Ultimately, those issues were enough to tip the scales in favor of ops-managed images for the GDM. I still believe that the developer-managed images were the correct solution for the previous company I was at, but I no longer believe they’re the correct solution for 100% of use cases. A brief overview of the issues that caused that change of philosophy is listed below.
Security
Multi-Tenant Environment
If you’re running your containers in the cloud (specifically a third-party provider’s cloud), you can probably skip ahead to the application security section. In this scenario, the burden of protecting a multi-tenant environment falls on the provider, so you don’t have to be nearly as cautious if you were managing your own. #cloudwins
If you’re in the not-so-fortunate boat of hosting your own resources, you have a set of real security concerns you need to contend with.
While many security patches were put in place after Dirty Cow , container escape vulnerabilities have continued to appear. No system is guaranteed perfect, so it’s important to properly manage and restrict container access to the host machine itself. This helps to prevent malicious containers from not only compromising the physical host itself, but from affecting other applications running on that same docker daemon.
One solution to mitigate this risk is to run containers inside of some variation of VM technology. Even if a process escapes a container inside of a VM, it only has access to the VM’s virtualized kernel, and can’t cause harm to other applications. So in this scenario, it’s perfectly fine to let developers throw whatever dockerfiles they want at the host machine – everything is safely isolated.
However, running a container inside of a VM not only violates the fundamental lightweight-runtime-environment docker principle, it also comes with a new set of ops-related problems – How do you manage cgroup resource limitations of a container inside a VM, when those resource limitations apply to the host machine? How do you safely expose the host docker daemon inside the VM? Why are you making us deal with VMs again?
This video does a really great job of explaining the shared-resource issue, and the downsides of a traditional VM based solution. It also happens to be a pitch for Intel’s Clear Containers, but, y’know, you just don’t find many shared-kernel-container-exploits-and-concerns videos nowadays.
By having operations master a set of runtime images, every image can be vetted for vulnerabilities, and patched at anytime. Shellshock 2.0 comes around? Just upgrade your set of managed images and redeploy! No need to hunt down every application team that swore they’d have it upgraded last week, and awkwardly beg them to upgrade immediately even though you have no real way of forcing the upgrade beyond performing it yourself and are like, 3 months into the job, and are only doing this because your team thought it was time for your initiation. Because, y’know, that’s a totally valid and 100% theoretical situation that could happen to anyone.
LinuxKit & oKernel
I wanted to include a brief aside here about the advent of LinuxKit and oKernel, which were released publicly during DockerCon 2017. LinuxKit is a Docker open source project, which allows you to build your own linux OS from scratch, including as much (or as little) of the OS your application needs to run. oKernel is one of those building blocks, and is currently under development by HP. Essentially, oKernel is a two part split kernel, where one half is a virtualized view of the host kernel, and the other half is the actual host kernel itself. Containers then run on the virtualized kernel, so, theoretically, container escapes cannot access the host kernel itself. This limits the surface area of attack to whatever resources are made available through the virtualized kernel. The project is still in beta, but looks to be a promising alternative to the container-in-VM approach.
Developer Velocity
Having Ops-Managed Images seems, at first glance, counter-intuitive to increasing developer velocity. If developers need their application runtime environment modified, they are still dependent on Ops to make and deploy that change for them. It seems like we’re just moving the ops-bottleneck to a new location.

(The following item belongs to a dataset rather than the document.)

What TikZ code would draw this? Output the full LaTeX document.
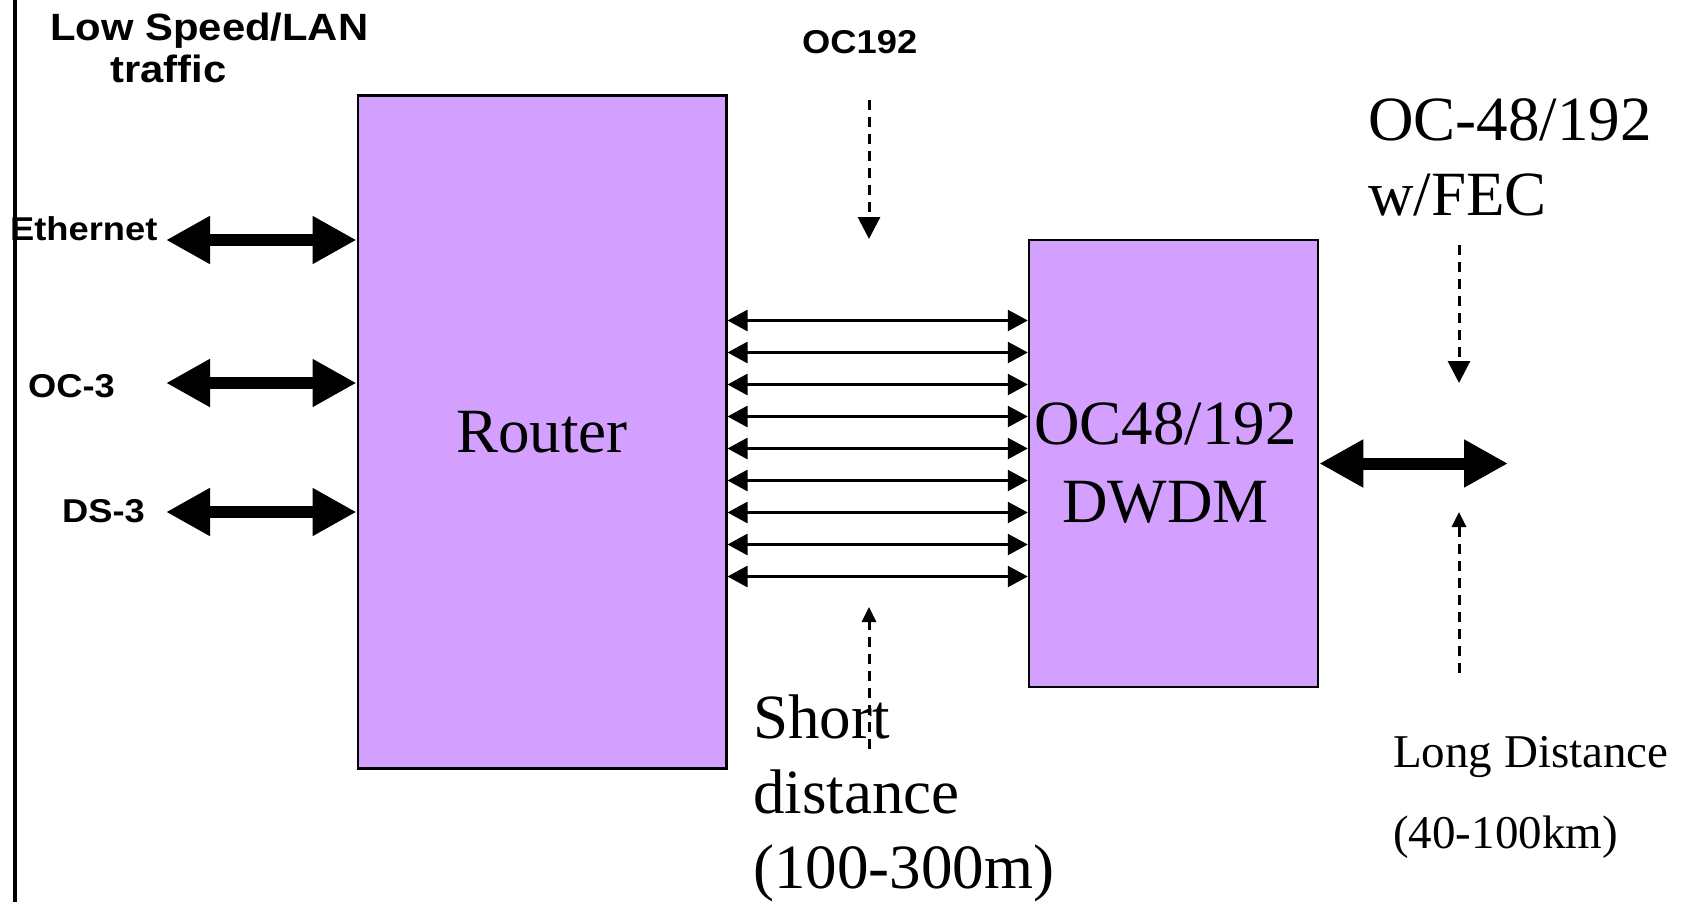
\documentclass[tikz,border=0pt]{standalone}
\usepackage{fontspec}
\setmainfont{Liberation Serif}
\newfontfamily\lblfont{Liberation Sans}[FakeStretch=1.1]
\usetikzlibrary{arrows.meta}
\definecolor{boxpurple}{RGB}{212,160,255}
\tikzset{
  block/.style={draw=black, line width=2.5bp, fill=boxpurple, inner sep=0pt, align=center,
    font=\fontsize{63bp}{75bp}\selectfont},
  lbl/.style={font=\lblfont\bfseries\fontsize{33bp}{40bp}\selectfont, inner sep=0pt, anchor=base west},
  titlelbl/.style={font=\lblfont\bfseries\fontsize{38bp}{42bp}\selectfont, inner sep=0pt, anchor=base west, align=left},
  bigtxt/.style={font=\fontsize{63bp}{75bp}\selectfont, inner sep=0pt, anchor=base west, align=left},
  midtxt/.style={font=\fontsize{47bp}{81bp}\selectfont, inner sep=0pt, anchor=base west, align=left},
  bigarrow/.style={line width=12bp, {Triangle[length=44bp,width=45bp]}-{Triangle[length=44bp,width=45bp]}},
  thinarrow/.style={line width=2.7bp, {Triangle[length=20bp,width=21bp]}-{Triangle[length=20bp,width=21bp]}},
  dasharrow/.style={line width=3bp, dash pattern=on 10bp off 7bp, -{Triangle[length=22bp,width=22bp]}},
  smalldasharrow/.style={line width=3bp, dash pattern=on 10bp off 7bp, -{Triangle[length=15bp,width=14bp]}},
}
\begin{document}
\begin{tikzpicture}[x=1bp,y=-1bp]
\useasboundingbox (0,0) rectangle (1684,902);
% left border line
\draw[line width=4bp] (15,0) -- (15,902);

% blocks
\node[block, minimum width=368.5bp, minimum height=672.5bp] (router) at (542,432) {Router};
\node[block, minimum width=289bp, minimum height=447bp] (dwdm) at (1173.5,463.5)
  {OC48/192\hspace*{16bp}\\[3bp]DWDM\hspace*{16bp}};

% labels (base anchor = baseline of the last line)
\node[titlelbl] (title) at (50,82) {Low Speed/LAN\\\hspace*{60bp}traffic};
\node[lbl] (eth) at (10,240) {Ethernet};
\node[lbl] (oc3) at (28,397) {OC-3};
\node[lbl] (ds3) at (62,522) {DS-3};
\node[lbl] (oc192) at (802,53) {OC192};
\node[bigtxt] (fec) at (1368,215) {OC-48/192\\w/FEC};
\node[bigtxt] (short) at (753,888) {Short\\distance\\(100-300m)};
\node[midtxt] (long) at (1393,848) {Long Distance\\(40-100km)};

% low speed connections
\coordinate (ethL) at (166,240);
\coordinate (oc3L) at (166,383);
\coordinate (ds3L) at (166,512);
\draw[bigarrow] (ethL) -- (ethL -| router.west);
\draw[bigarrow] (oc3L) -- (oc3L -| router.west);
\draw[bigarrow] (ds3L) -- (ds3L -| router.west);

% short distance links
\foreach \y in {320.5,352.5,384.5,416.5,448.5,480.5,512.5,544.5,576.5}{
  \draw[thinarrow] (router.east |- 0,\y) -- (dwdm.west |- 0,\y);
}

% long distance link
\coordinate (longR) at (1508,463.5);
\draw[bigarrow] (dwdm.east) -- (longR);

% dashed pointers
\coordinate (p1s) at (869,100);
\coordinate (p1e) at (869,239);
\coordinate (p2s) at (869,749);
\coordinate (p2e) at (869,607);
\coordinate (p3s) at (1459,245);
\coordinate (p3e) at (1459,383);
\coordinate (p4s) at (1459,673);
\coordinate (p4e) at (1459,512);
\draw[dasharrow] (p1s) -- (p1e);
\draw[smalldasharrow] (p2s) -- (p2e);
\draw[dasharrow] (p3s) -- (p3e);
\draw[smalldasharrow] (p4s) -- (p4e);
\end{tikzpicture}
\end{document}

However, it turns out application developers aren’t terribly interested in being responsible for ensuring their service plays nicely with the host its’ running on. They actually like to scope that worry, effort and pager duty hours to the application itself. Weird, right?
There are a few things that must be in place to ensure developer velocity is increased, and not hindered, by ops-managed images:
- local docker development
- Developers must work locally inside the docker container that their application will deployed in. Otherwise, you’re opening up numerous possibilities for things to go wrong on both the dev and ops sides.
- Having an operations “runtime” script that builds and runs the developer’s application image locally, in the same manner that its’ run on both CI and Production servers, is really helpful to bumping that velocity metric. Without a script, you’re slowing development time (devs will have to manually start app containers), and opening up a possibility for human-error that will prevent an application from running correctly in production (it ran on my machine, but I forgot to load this one config in before it started, etc, etc)
- standard project creation
- There must be a standard for project creation. This includes project language, structure, CI pipeline, and execution commands. If these limits are not in place, ops will end up making a large number of images for every team’s custom setup, and ultimately won’t be able to sustain support for every image.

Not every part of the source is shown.